_Exercise_:
Extract the records below word for word and ignore the images.

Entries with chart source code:
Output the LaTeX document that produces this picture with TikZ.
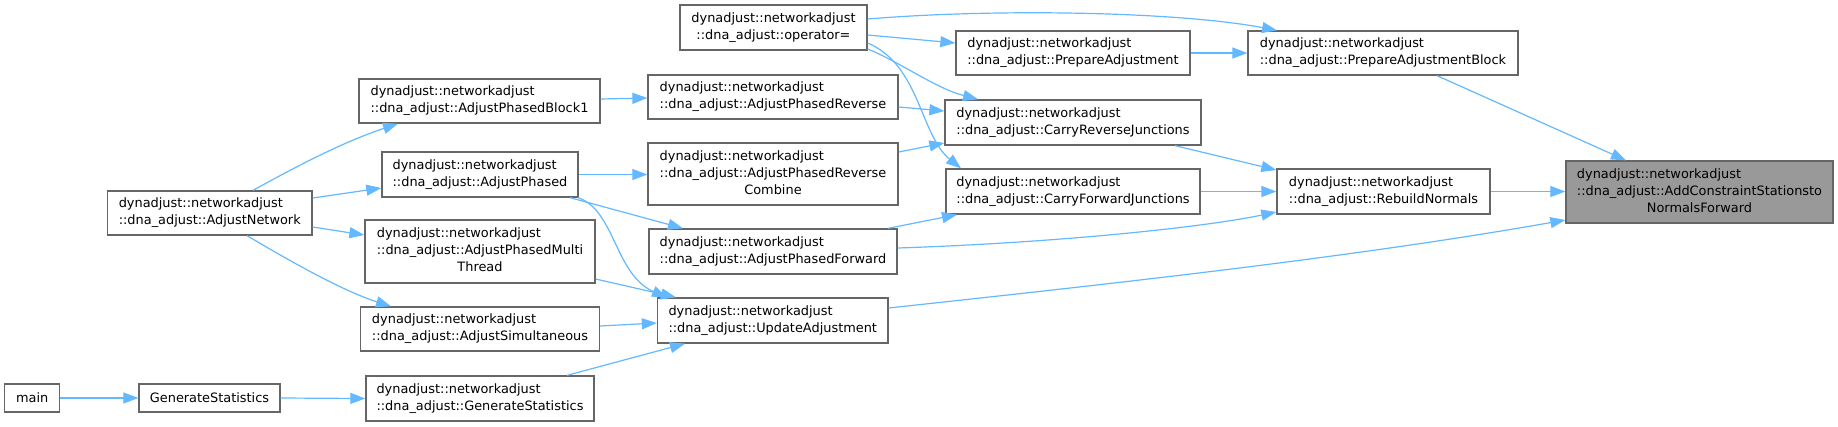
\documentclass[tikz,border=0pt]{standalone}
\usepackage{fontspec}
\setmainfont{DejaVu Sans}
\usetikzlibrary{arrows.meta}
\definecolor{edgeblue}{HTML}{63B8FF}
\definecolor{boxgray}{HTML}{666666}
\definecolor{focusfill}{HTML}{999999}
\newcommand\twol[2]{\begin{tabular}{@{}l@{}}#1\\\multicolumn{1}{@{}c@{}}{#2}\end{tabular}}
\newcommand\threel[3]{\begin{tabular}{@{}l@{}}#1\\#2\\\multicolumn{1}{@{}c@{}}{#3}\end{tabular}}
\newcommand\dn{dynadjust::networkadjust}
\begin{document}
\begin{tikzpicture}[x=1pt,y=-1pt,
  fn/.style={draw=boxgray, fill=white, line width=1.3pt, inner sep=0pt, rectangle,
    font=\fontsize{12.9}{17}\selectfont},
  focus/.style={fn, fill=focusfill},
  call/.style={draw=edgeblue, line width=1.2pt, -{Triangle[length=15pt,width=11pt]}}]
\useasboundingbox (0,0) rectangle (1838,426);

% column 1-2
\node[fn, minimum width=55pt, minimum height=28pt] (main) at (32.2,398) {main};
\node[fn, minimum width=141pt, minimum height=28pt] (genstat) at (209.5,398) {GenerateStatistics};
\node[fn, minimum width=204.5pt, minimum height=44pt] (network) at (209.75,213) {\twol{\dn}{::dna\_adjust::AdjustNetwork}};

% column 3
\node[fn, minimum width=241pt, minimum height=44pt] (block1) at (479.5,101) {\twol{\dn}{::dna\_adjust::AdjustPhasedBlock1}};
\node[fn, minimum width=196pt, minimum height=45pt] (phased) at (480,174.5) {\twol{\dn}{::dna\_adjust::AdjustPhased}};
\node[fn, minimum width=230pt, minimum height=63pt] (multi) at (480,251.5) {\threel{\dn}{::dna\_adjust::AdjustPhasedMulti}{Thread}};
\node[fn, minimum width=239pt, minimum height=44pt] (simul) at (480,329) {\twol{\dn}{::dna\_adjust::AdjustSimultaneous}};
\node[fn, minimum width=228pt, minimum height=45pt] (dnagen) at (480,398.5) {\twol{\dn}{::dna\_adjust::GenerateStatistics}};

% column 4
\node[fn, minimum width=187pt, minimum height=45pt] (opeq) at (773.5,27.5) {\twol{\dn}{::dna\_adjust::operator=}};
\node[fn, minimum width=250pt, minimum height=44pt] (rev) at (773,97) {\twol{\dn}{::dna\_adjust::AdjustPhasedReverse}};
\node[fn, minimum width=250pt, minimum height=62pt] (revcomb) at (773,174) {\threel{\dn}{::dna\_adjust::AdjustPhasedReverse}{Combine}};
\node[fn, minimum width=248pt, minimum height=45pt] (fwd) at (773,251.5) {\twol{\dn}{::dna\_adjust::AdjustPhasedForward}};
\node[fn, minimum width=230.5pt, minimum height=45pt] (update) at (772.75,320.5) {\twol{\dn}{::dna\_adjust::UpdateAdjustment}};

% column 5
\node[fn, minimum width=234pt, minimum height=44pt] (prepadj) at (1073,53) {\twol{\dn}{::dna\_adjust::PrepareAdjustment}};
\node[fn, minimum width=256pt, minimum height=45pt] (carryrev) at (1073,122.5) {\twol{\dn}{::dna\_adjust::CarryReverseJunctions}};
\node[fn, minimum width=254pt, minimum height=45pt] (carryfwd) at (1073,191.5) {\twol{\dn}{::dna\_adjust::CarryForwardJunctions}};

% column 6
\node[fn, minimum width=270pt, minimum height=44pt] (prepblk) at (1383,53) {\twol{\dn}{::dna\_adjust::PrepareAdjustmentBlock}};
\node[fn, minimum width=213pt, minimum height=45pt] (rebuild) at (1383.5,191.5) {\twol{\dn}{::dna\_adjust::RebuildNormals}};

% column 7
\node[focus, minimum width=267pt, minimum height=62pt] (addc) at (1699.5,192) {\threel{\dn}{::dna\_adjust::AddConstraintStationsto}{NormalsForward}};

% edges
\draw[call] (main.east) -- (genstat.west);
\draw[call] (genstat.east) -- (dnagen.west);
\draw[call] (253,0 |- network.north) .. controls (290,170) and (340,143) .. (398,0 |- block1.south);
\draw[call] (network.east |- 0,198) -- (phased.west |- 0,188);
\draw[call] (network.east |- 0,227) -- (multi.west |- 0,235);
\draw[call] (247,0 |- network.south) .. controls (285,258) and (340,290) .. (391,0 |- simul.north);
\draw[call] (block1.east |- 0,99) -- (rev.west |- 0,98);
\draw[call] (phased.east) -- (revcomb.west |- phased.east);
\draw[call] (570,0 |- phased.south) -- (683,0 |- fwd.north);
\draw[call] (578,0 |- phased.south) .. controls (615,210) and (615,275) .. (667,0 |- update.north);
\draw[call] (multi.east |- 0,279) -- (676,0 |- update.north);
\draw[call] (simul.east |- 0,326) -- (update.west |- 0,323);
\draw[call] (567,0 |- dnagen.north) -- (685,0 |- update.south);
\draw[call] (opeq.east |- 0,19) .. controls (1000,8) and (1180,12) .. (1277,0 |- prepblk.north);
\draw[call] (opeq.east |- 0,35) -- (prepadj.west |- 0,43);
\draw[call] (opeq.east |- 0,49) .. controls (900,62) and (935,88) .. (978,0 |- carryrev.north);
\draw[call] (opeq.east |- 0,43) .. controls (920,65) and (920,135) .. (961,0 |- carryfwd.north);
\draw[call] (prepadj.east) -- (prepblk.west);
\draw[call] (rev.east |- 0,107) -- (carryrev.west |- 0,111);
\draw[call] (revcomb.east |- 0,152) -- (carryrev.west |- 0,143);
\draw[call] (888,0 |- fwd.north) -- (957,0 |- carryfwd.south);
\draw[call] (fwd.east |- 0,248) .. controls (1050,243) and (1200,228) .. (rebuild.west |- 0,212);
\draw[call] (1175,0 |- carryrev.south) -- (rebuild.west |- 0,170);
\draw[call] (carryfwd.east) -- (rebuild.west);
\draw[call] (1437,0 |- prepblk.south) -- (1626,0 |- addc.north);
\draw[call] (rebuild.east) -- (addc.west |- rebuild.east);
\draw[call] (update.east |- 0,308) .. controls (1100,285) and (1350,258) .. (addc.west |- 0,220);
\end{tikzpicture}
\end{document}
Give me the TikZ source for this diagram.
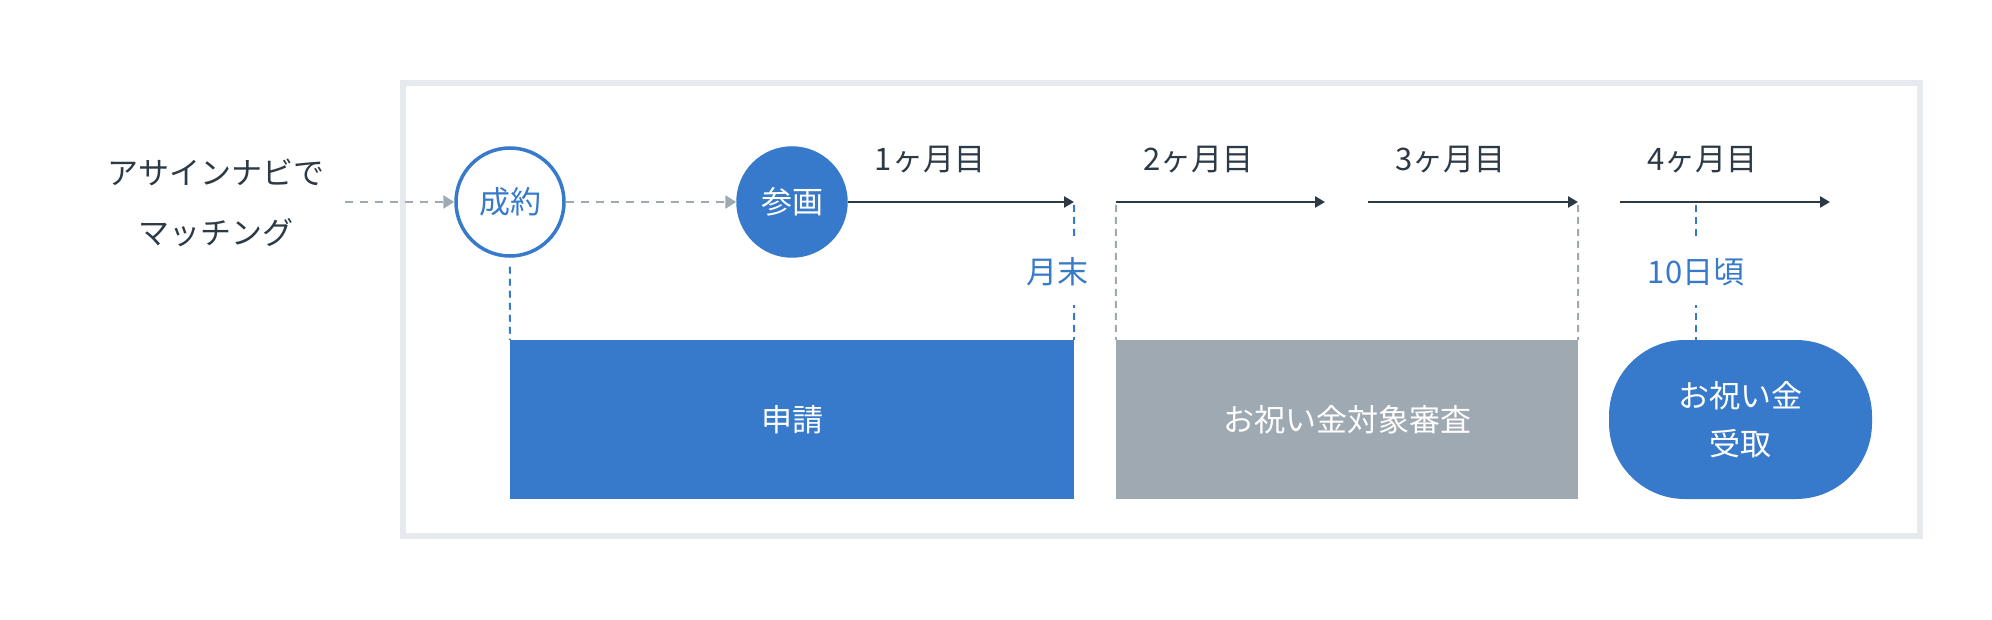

_Written answer_:
Output the LaTeX document that produces this picture with TikZ.
\documentclass[tikz,border=0pt]{standalone}
\usepackage{fontspec}
\setmainfont{DejaVu Sans}
\usetikzlibrary{arrows.meta}
\definecolor{edgeblue}{HTML}{63B8FF}
\definecolor{boxgray}{HTML}{666666}
\definecolor{focusfill}{HTML}{999999}
\newcommand\twol[2]{\begin{tabular}{@{}l@{}}#1\\\multicolumn{1}{@{}c@{}}{#2}\end{tabular}}
\newcommand\threel[3]{\begin{tabular}{@{}l@{}}#1\\#2\\\multicolumn{1}{@{}c@{}}{#3}\end{tabular}}
\newcommand\dn{dynadjust::networkadjust}
\begin{document}
\begin{tikzpicture}[x=1pt,y=-1pt,
  fn/.style={draw=boxgray, fill=white, line width=1.3pt, inner sep=0pt, rectangle,
    font=\fontsize{12.9}{17}\selectfont},
  focus/.style={fn, fill=focusfill},
  call/.style={draw=edgeblue, line width=1.2pt, -{Triangle[length=15pt,width=11pt]}}]
\useasboundingbox (0,0) rectangle (1838,426);

% column 1-2
\node[fn, minimum width=55pt, minimum height=28pt] (main) at (32.2,398) {main};
\node[fn, minimum width=141pt, minimum height=28pt] (genstat) at (209.5,398) {GenerateStatistics};
\node[fn, minimum width=204.5pt, minimum height=44pt] (network) at (209.75,213) {\twol{\dn}{::dna\_adjust::AdjustNetwork}};

% column 3
\node[fn, minimum width=241pt, minimum height=44pt] (block1) at (479.5,101) {\twol{\dn}{::dna\_adjust::AdjustPhasedBlock1}};
\node[fn, minimum width=196pt, minimum height=45pt] (phased) at (480,174.5) {\twol{\dn}{::dna\_adjust::AdjustPhased}};
\node[fn, minimum width=230pt, minimum height=63pt] (multi) at (480,251.5) {\threel{\dn}{::dna\_adjust::AdjustPhasedMulti}{Thread}};
\node[fn, minimum width=239pt, minimum height=44pt] (simul) at (480,329) {\twol{\dn}{::dna\_adjust::AdjustSimultaneous}};
\node[fn, minimum width=228pt, minimum height=45pt] (dnagen) at (480,398.5) {\twol{\dn}{::dna\_adjust::GenerateStatistics}};

% column 4
\node[fn, minimum width=187pt, minimum height=45pt] (opeq) at (773.5,27.5) {\twol{\dn}{::dna\_adjust::operator=}};
\node[fn, minimum width=250pt, minimum height=44pt] (rev) at (773,97) {\twol{\dn}{::dna\_adjust::AdjustPhasedReverse}};
\node[fn, minimum width=250pt, minimum height=62pt] (revcomb) at (773,174) {\threel{\dn}{::dna\_adjust::AdjustPhasedReverse}{Combine}};
\node[fn, minimum width=248pt, minimum height=45pt] (fwd) at (773,251.5) {\twol{\dn}{::dna\_adjust::AdjustPhasedForward}};
\node[fn, minimum width=230.5pt, minimum height=45pt] (update) at (772.75,320.5) {\twol{\dn}{::dna\_adjust::UpdateAdjustment}};

% column 5
\node[fn, minimum width=234pt, minimum height=44pt] (prepadj) at (1073,53) {\twol{\dn}{::dna\_adjust::PrepareAdjustment}};
\node[fn, minimum width=256pt, minimum height=45pt] (carryrev) at (1073,122.5) {\twol{\dn}{::dna\_adjust::CarryReverseJunctions}};
\node[fn, minimum width=254pt, minimum height=45pt] (carryfwd) at (1073,191.5) {\twol{\dn}{::dna\_adjust::CarryForwardJunctions}};

% column 6
\node[fn, minimum width=270pt, minimum height=44pt] (prepblk) at (1383,53) {\twol{\dn}{::dna\_adjust::PrepareAdjustmentBlock}};
\node[fn, minimum width=213pt, minimum height=45pt] (rebuild) at (1383.5,191.5) {\twol{\dn}{::dna\_adjust::RebuildNormals}};

% column 7
\node[focus, minimum width=267pt, minimum height=62pt] (addc) at (1699.5,192) {\threel{\dn}{::dna\_adjust::AddConstraintStationsto}{NormalsForward}};

% edges
\draw[call] (main.east) -- (genstat.west);
\draw[call] (genstat.east) -- (dnagen.west);
\draw[call] (253,0 |- network.north) .. controls (290,170) and (340,143) .. (398,0 |- block1.south);
\draw[call] (network.east |- 0,198) -- (phased.west |- 0,188);
\draw[call] (network.east |- 0,227) -- (multi.west |- 0,235);
\draw[call] (247,0 |- network.south) .. controls (285,258) and (340,290) .. (391,0 |- simul.north);
\draw[call] (block1.east |- 0,99) -- (rev.west |- 0,98);
\draw[call] (phased.east) -- (revcomb.west |- phased.east);
\draw[call] (570,0 |- phased.south) -- (683,0 |- fwd.north);
\draw[call] (578,0 |- phased.south) .. controls (615,210) and (615,275) .. (667,0 |- update.north);
\draw[call] (multi.east |- 0,279) -- (676,0 |- update.north);
\draw[call] (simul.east |- 0,326) -- (update.west |- 0,323);
\draw[call] (567,0 |- dnagen.north) -- (685,0 |- update.south);
\draw[call] (opeq.east |- 0,19) .. controls (1000,8) and (1180,12) .. (1277,0 |- prepblk.north);
\draw[call] (opeq.east |- 0,35) -- (prepadj.west |- 0,43);
\draw[call] (opeq.east |- 0,49) .. controls (900,62) and (935,88) .. (978,0 |- carryrev.north);
\draw[call] (opeq.east |- 0,43) .. controls (920,65) and (920,135) .. (961,0 |- carryfwd.north);
\draw[call] (prepadj.east) -- (prepblk.west);
\draw[call] (rev.east |- 0,107) -- (carryrev.west |- 0,111);
\draw[call] (revcomb.east |- 0,152) -- (carryrev.west |- 0,143);
\draw[call] (888,0 |- fwd.north) -- (957,0 |- carryfwd.south);
\draw[call] (fwd.east |- 0,248) .. controls (1050,243) and (1200,228) .. (rebuild.west |- 0,212);
\draw[call] (1175,0 |- carryrev.south) -- (rebuild.west |- 0,170);
\draw[call] (carryfwd.east) -- (rebuild.west);
\draw[call] (1437,0 |- prepblk.south) -- (1626,0 |- addc.north);
\draw[call] (rebuild.east) -- (addc.west |- rebuild.east);
\draw[call] (update.east |- 0,308) .. controls (1100,285) and (1350,258) .. (addc.west |- 0,220);
\end{tikzpicture}
\end{document}
Give me the TikZ source for this diagram.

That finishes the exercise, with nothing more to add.